We have a MariaDB database running to record instant events where the data accumulates quite fast. There are 1000 and up sensors transmitting data into our server which inserts events into the MaxScale cluster. The cluster has one master making the insertion of the event and replicating the transactions to two slaves.
Since the events are recorded in a time series, the tables have a column called EventTime, a MySQL datetime type. There is also a column called SensorID that distinguishes the sensors and has a type of varchar(20). The data have grown to around 400 million rows in two months, and will eventually grow to around 2 billion.
We noticed that the select queries like the following are significantly slower in the slave nodes than in the master nodes:
SELECT * FROM `table0`
WHERE
(EventTime >= '2023-03-23 00:00:00' OR '2023-03-23 00:00:00' is null)
AND
(EventTime <= '2023-03-23 23:59:59' OR '2023-03-23 23:59:59' is null)
AND
(SensorID IN ('SL-1031-QL') OR COALESCE('SL-1031-QL') is null)
The explain of the above query on master and slave are the same:
MariaDB [db1000]> explain SELECT * FROM `table0` WHERE (EventTime >= '2023-03-23 00:00:00' OR '2023-03-23 00:00:00' is null) AND (EventTime <= '2023-03-23 23:59:59' OR '2023-03-23 23:59:59' is null) AND (EventID IN ('SL-1031-QL') OR COALESCE('SL-1031-QL') is null);
+------+-------------+-------+------+--------------------------+---------+---------+-------+--------+------------------------------------+
| id | select_type | table | type | possible_keys | key | key_len | ref | rows | Extra |
+------+-------------+-------+------+--------------------------+---------+---------+-------+--------+------------------------------------+
| 1 | SIMPLE | table0 | ref | index_3,index_2,cindex_0 | index_2 | 62 | const | 365040 | Using index condition; Using where |
+------+-------------+-------+------+--------------------------+---------+---------+-------+--------+------------------------------------+
1 row in set (0.318 sec)
and the indexes are:
MariaDB [db1000]> show index from db1000.table0;
+-------+------------+----------+--------------+-----------------+-----------+-------------+----------+--------+------+------------+---------+---------------+
| Table | Non_unique | Key_name | Seq_in_index | Column_name | Collation | Cardinality | Sub_part | Packed | Null | Index_type | Comment | Index_comment |
+-------+------------+----------+--------------+-----------------+-----------+-------------+----------+--------+------+------------+---------+---------------+
| table0 | 0 | PRIMARY | 1 | SensorID | A | 218159126 | NULL | NULL | | BTREE | | |
| table0 | 1 | index_3 | 1 | EventTime | A | 21815912 | NULL | NULL | | BTREE | | |
| table0 | 1 | index_2 | 1 | EventID | A | 433715 | NULL | NULL | | BTREE | | |
| table0 | 1 | cindex_0 | 1 | EventTime | A | 36359854 | NULL | NULL | | BTREE | | |
| table0 | 1 | cindex_0 | 2 | EventID | A | 218159126 | NULL | NULL | | BTREE | | |
+-------+------------+----------+--------------+-----------------+-----------+-------------+----------+--------+------+------------+---------+---------------+
6 rows in set (0.000 sec)
We are wondering if the master node is faster because the data are already cached in its memory and therefore it does not need to fetch the data from the disk array (master SELECTs are almost all completed within 10 seconds whereas slave SELECTs range from 300 seconds to 1000 seconds). If so, what should we do to improve the slave SELECT performance?

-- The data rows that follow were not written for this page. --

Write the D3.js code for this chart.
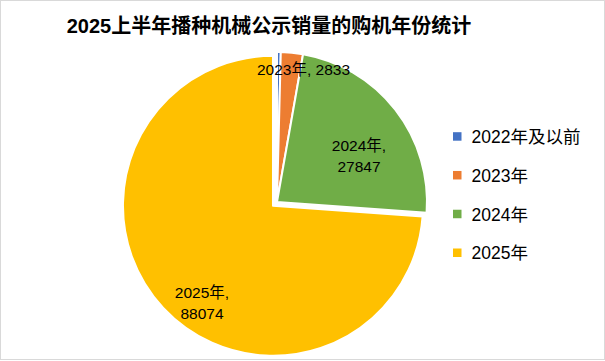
<!DOCTYPE html>
<html><head><meta charset="utf-8">
<script src="https://cdn.jsdelivr.net/npm/d3@7/dist/d3.min.js"></script>
<style>
html,body{margin:0;padding:0;background:#fff;}
svg text{font-family:"Liberation Sans","Noto Sans CJK SC",sans-serif;}
</style></head>
<body><svg id="c" width="605" height="361"></svg>
<script>
const title = "2025上半年播种机械公示销量的购机年份统计";
const categories = ["2022年及以前", "2023年", "2024年", "2025年"];
const values = [480, 2833, 27847, 88074];
const colors = ["#4472C4", "#ED7D31", "#70AD47", "#FFC000"];
const showLabel = [false, true, true, true];

const svg = d3.select("#c");
svg.append("rect").attr("x",0.5).attr("y",0.5).attr("width",604).attr("height",359)
  .attr("fill","#fff").attr("stroke","#d9d9d9");

svg.append("text").attr("x",269).attr("y",33).attr("text-anchor","middle")
  .attr("font-size",20).attr("font-weight","bold").attr("fill","#000").text(title);

const cx = 277, cy = 202, R = 150;
const data = categories.map((c,i)=>({cat:c, v:values[i], color:colors[i], label:showLabel[i]}));
const pie = d3.pie().value(d=>d.v).sort(null).startAngle(0).endAngle(2*Math.PI);
const arcs = pie(data);
const arc = d3.arc().innerRadius(0).outerRadius(R);
const explode = [0,0,0,5.5];

const g = svg.append("g").attr("transform",`translate(${cx},${cy})`);
g.selectAll("path").data(arcs).join("path")
  .attr("d",arc)
  .attr("transform",(d,i)=>{
    const m=(d.startAngle+d.endAngle)/2, e=explode[i];
    return `translate(${e*Math.sin(m)},${-e*Math.cos(m)})`;
  })
  .attr("fill",d=>d.data.color)
  .attr("stroke","#fff").attr("stroke-width",2).attr("stroke-linejoin","round");

// data labels
const labelPos = {
  "2023年": {x:303.5, y:75, oneLine:true},
  "2024年": {x:359, y:150.7},
  "2025年": {x:202, y:297.7}
};
arcs.forEach(d=>{
  if(!d.data.label) return;
  const p = labelPos[d.data.cat];
  const t = svg.append("text").attr("text-anchor","middle").attr("font-size",15.5).attr("fill","#000");
  if(p.oneLine){
    t.attr("x",p.x).attr("y",p.y).text(`${d.data.cat}, ${d.data.v}`);
  } else {
    t.append("tspan").attr("x",p.x).attr("y",p.y).text(`${d.data.cat},`);
    t.append("tspan").attr("x",p.x).attr("y",p.y+21.6).text(d.data.v);
  }
});

// legend
const leg = svg.append("g");
const ly = d3.scalePoint().domain(categories).range([136.7,253]);
categories.forEach((c,i)=>{
  leg.append("rect").attr("x",453).attr("y",ly(c)-4.5).attr("width",8.5).attr("height",8.5).attr("fill",colors[i]);
  leg.append("text").attr("x",471.5).attr("y",ly(c)+6.3).attr("font-size",17.5).attr("fill","#000").text(c);
});
</script></body></html>
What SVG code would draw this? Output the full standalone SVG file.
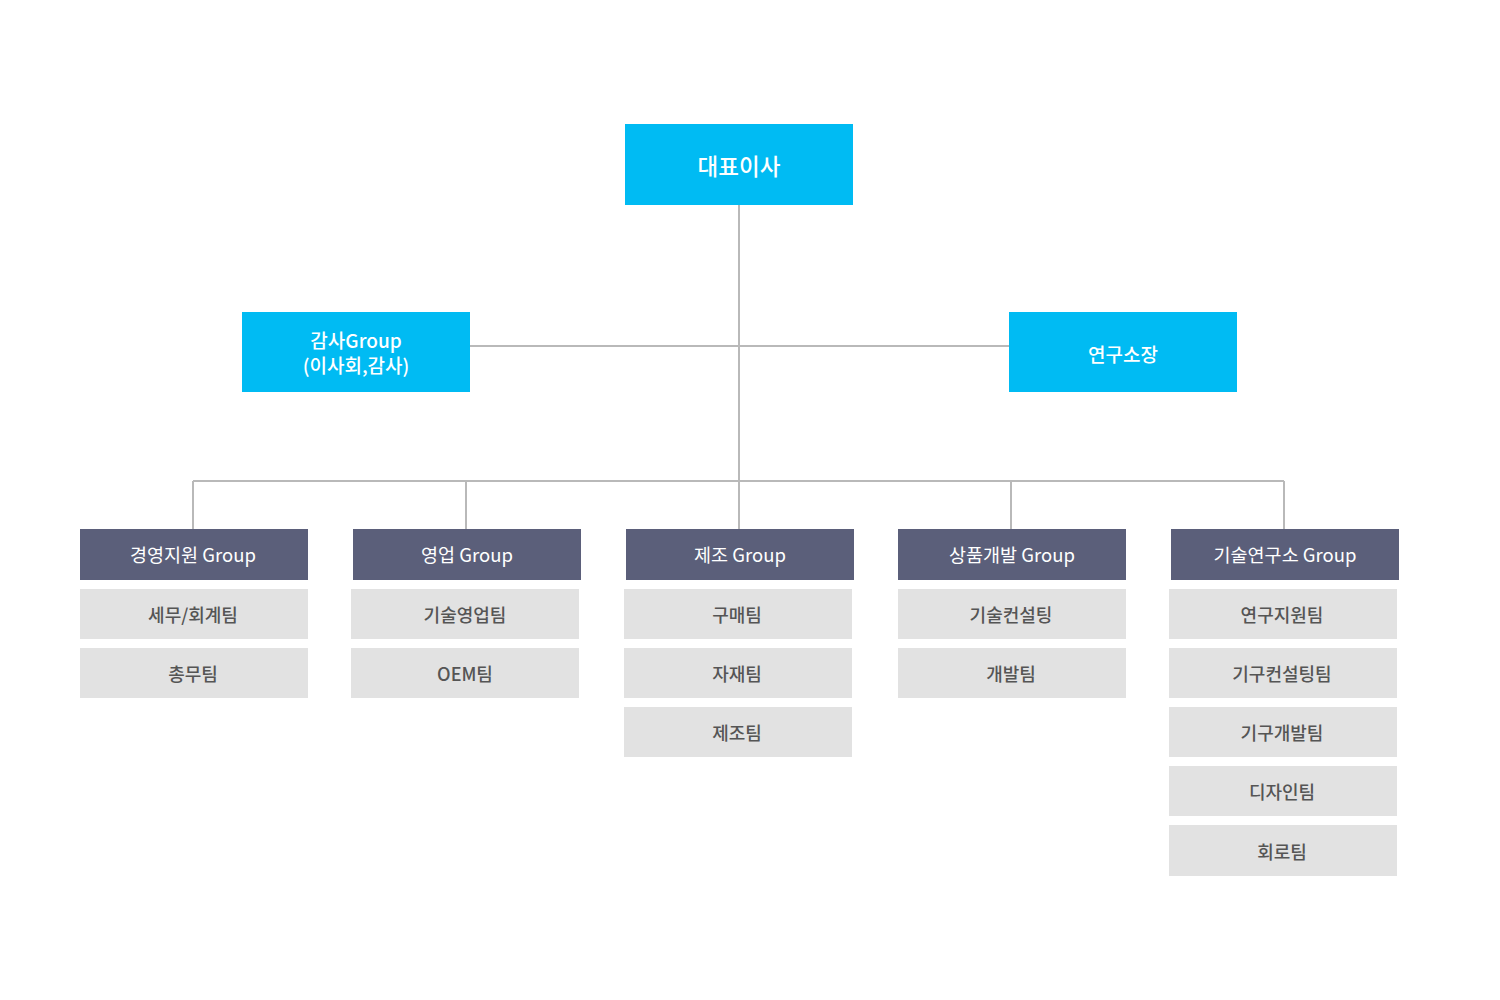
<svg xmlns="http://www.w3.org/2000/svg" width="1500" height="1000" viewBox="0 0 1500 1000">
<style>
text{font-family:"Noto Sans CJK KR","Noto Sans",sans-serif;text-anchor:middle;dominant-baseline:central}
.top{fill:#00bbf3}
.topt{fill:#fff;font-size:22.5px;font-weight:500}
.audt{fill:#fff;font-size:19px;font-weight:500}
.grp{fill:#5b5f7a}
.grpt{fill:#fff;font-size:18.5px}
.sub{fill:#e2e2e2}
.subt{fill:#555;font-size:18px;font-weight:500}
.ln{stroke:#b9b9b9;stroke-width:2;fill:none}
</style>
<rect width="1500" height="1000" fill="#fff"/>
<g id="connectors">
<path class="ln" d="M739 205V529M470 346H1009M193 481H1284M193 481V529M466 481V529M1011 481V529M1284 481V529"/>
</g>
<g id="ceo"><rect class="top" x="625" y="124" width="228" height="81"/><text class="topt" x="739" y="165">대표이사</text></g>
<g id="audit"><rect class="top" x="242" y="312" width="228" height="80"/><text class="audt" x="356" y="339">감사Group</text><text class="audt" x="356" y="364">(이사회,감사)</text></g>
<g id="lab"><rect class="top" x="1009" y="312" width="228" height="80"/><text class="audt" x="1123" y="353">연구소장</text></g>

<g id="g1"><rect class="grp" x="80" y="529" width="228" height="51"/><text class="grpt" x="193" y="554">경영지원 Group</text></g>
<g id="g1s1"><rect class="sub" x="80" y="589" width="228" height="50"/><text class="subt" x="193" y="614">세무/회계팀</text></g>
<g id="g1s2"><rect class="sub" x="80" y="648" width="228" height="50"/><text class="subt" x="193" y="673">총무팀</text></g>

<g id="g2"><rect class="grp" x="353" y="529" width="228" height="51"/><text class="grpt" x="467" y="554">영업 Group</text></g>
<g id="g2s1"><rect class="sub" x="351" y="589" width="228" height="50"/><text class="subt" x="465" y="614">기술영업팀</text></g>
<g id="g2s2"><rect class="sub" x="351" y="648" width="228" height="50"/><text class="subt" x="465" y="673">OEM팀</text></g>

<g id="g3"><rect class="grp" x="626" y="529" width="228" height="51"/><text class="grpt" x="740" y="554">제조 Group</text></g>
<g id="g3s1"><rect class="sub" x="624" y="589" width="228" height="50"/><text class="subt" x="737" y="614">구매팀</text></g>
<g id="g3s2"><rect class="sub" x="624" y="648" width="228" height="50"/><text class="subt" x="737" y="673">자재팀</text></g>
<g id="g3s3"><rect class="sub" x="624" y="707" width="228" height="50"/><text class="subt" x="737" y="732">제조팀</text></g>

<g id="g4"><rect class="grp" x="898" y="529" width="228" height="51"/><text class="grpt" x="1012" y="554">상품개발 Group</text></g>
<g id="g4s1"><rect class="sub" x="898" y="589" width="228" height="50"/><text class="subt" x="1011" y="614">기술컨설팅</text></g>
<g id="g4s2"><rect class="sub" x="898" y="648" width="228" height="50"/><text class="subt" x="1011" y="673">개발팀</text></g>

<g id="g5"><rect class="grp" x="1171" y="529" width="228" height="51"/><text class="grpt" x="1285" y="554">기술연구소 Group</text></g>
<g id="g5s1"><rect class="sub" x="1169" y="589" width="228" height="50"/><text class="subt" x="1282" y="614">연구지원팀</text></g>
<g id="g5s2"><rect class="sub" x="1169" y="648" width="228" height="50"/><text class="subt" x="1282" y="673">기구컨설팅팀</text></g>
<g id="g5s3"><rect class="sub" x="1169" y="707" width="228" height="50"/><text class="subt" x="1282" y="732">기구개발팀</text></g>
<g id="g5s4"><rect class="sub" x="1169" y="766" width="228" height="50"/><text class="subt" x="1282" y="791">디자인팀</text></g>
<g id="g5s5"><rect class="sub" x="1169" y="825" width="228" height="51"/><text class="subt" x="1282" y="851">회로팀</text></g>
</svg>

Previous attempts to solve the efficiency issue:
We have tried to adjust innodb_buffer_pool_size
and innodb_buffer_pool_instances=8
to see if the buffer pool influences the efficiency in the slave nodes. After adjusting innodb_buffer_pool_size
on both slave nodes to around 50% of the memory, there is no observable improvement in the query time. The master node value of innodb_buffer_pool_size
is only 128M (less than 1% of its memory), and innodb_buffer_pool_instances=1
; however master node still performs significantly better than the slave nodes.
We have also tried the following two cases
query_cache_type=OFF
andquery_cache_size=0
query_cache_type=ON
andquery_cache_size=16777216
It has no observable difference in the query duration too.
It is observable that when SELECT queries are executed on the master node, there is almost no fetch of data from the disk array whereas when executed on the slave nodes there is significant network traffic from the disk array.